An Update On The U.S. Treasury Bond Breakout
Since the start of the year, I’ve been watching and showing that the “smart money” (commercial futures hedgers) have been bullish on U.S. Treasury bonds and bearish on crude oil, in direct contrast to the “dumb money” (large trend-following traders) and the mainstream financial community. Two weeks ago, I showed several charts that seemed to indicate that U.S. Treasury bonds were breaking out to the upside. As usual, I wasn’t making market predictions, but pointing out observations that I thought were worth paying attention to.
After their initial breakout from triangle patterns, Treasury bonds eased a bit as traders braced themselves ahead of last week’s Fed meeting. Since that meeting, however, U.S. stocks have resumed their sharp sell-off, which has helped to buoy Treasuries and create follow-through after their breakout two weeks ago.
As the chart below shows, the 30-year U.S. Treasury bond broke out of its triangle and appears to be gunning for its next major resistance level, which is the downtrend line that started in September 2017:
The 5-Year Note recently broke out of a channel/wedge pattern as well as its downtrend line that started in September, which is a bullish sign, as long as this breakout holds.

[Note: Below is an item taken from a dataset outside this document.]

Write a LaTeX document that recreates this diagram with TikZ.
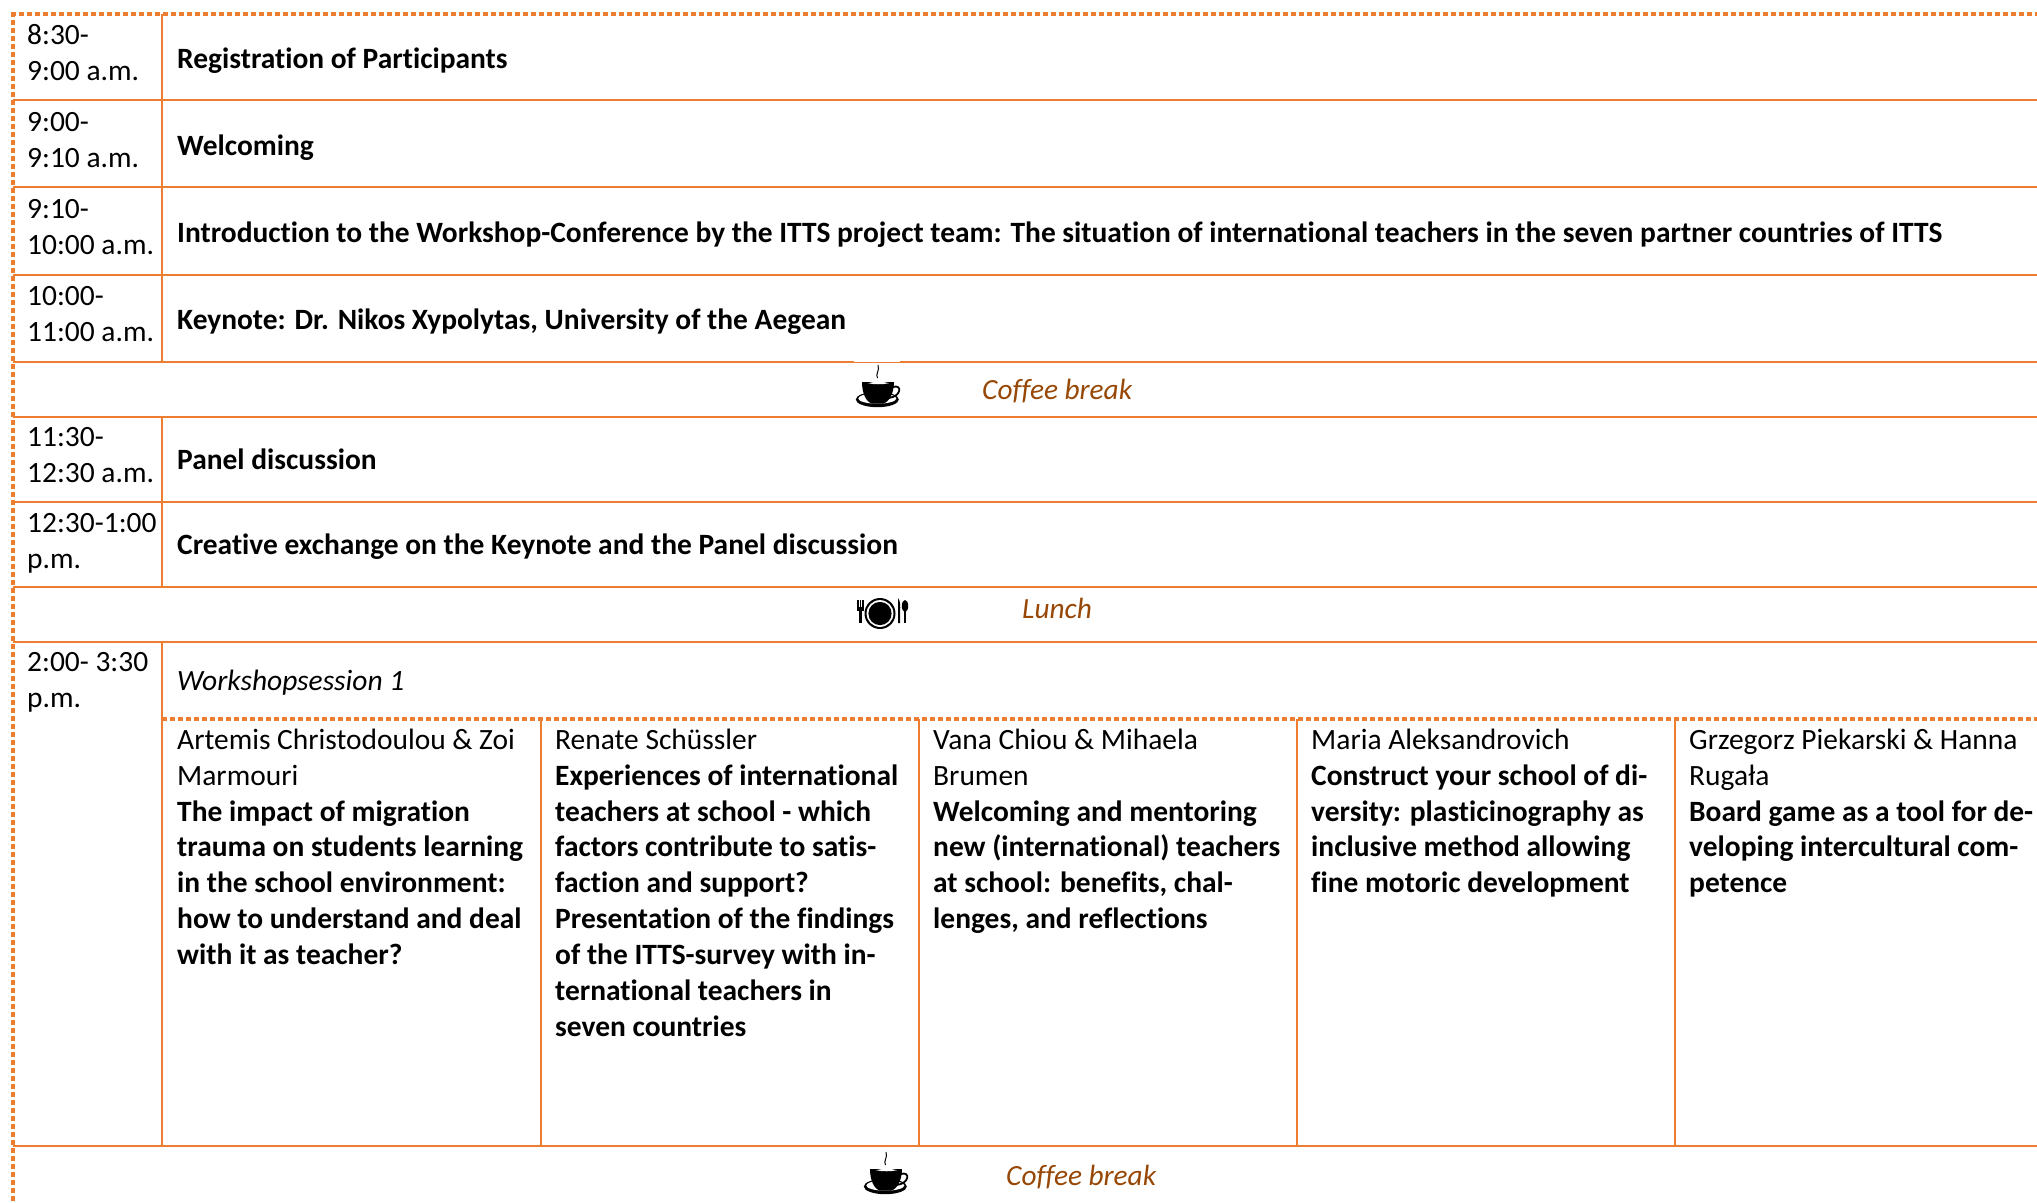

As I’ve been showing, the “smart money” or commercial futures hedgers are quite bullish on the 10-Year Note. The last time they became this bullish, Treasuries rallied (despite extreme public bearishness).
As my colleague Michael Lebowitz showed last week, U.S. Treasury yields have been bumping up against a very important, long-term trendline that goes all the way back to the late-1980s. If Treasury yields can close above this line, it would be bullish for yields and bearish for Treasury bond prices, but if they can’t close above this line, it may lead to another decline in yields (and surge in Treasury bond prices).
Crude oil is worth watching closely in order to understand U.S. Treasury bond movements (crude oil and Treasury bond prices move inversely). WTI crude oil is sitting just under its $65 resistance level, which marked the highs in January and February. If crude oil fails to break above this resistance and falls back down, it would be bullish for Treasuries (and vice versa).
Brent crude oil is sitting just under its $70 resistance level:
As I’ve been showing, the “smart money” are even more bearish on WTI crude oil than they were in early-2014, before the oil crash. If the “smart money” are proven right and oil experiences another strong bearish move, it would be bullish for U.S. Treasuries.
The latest bout of weakness in the U.S. stock market has been helping to support U.S. Treasuries. Treasuries often benefit from the “flight to safety” effect when risk assets such as stocks sell-off. As the chart below shows, the SP500 is sitting just above an important uptrend line that started in early-2016. If the market sell-off continues and the SP500 breaks below this line in a decisive manner, it would be a worrisome sign for stocks, but a bullish sign for Treasuries. If the SP500 is able to stage a strong rally off this uptrend line, however, it would be bearish for Treasuries.
As usual, I will keep everyone updated on these charts and markets I’m watching.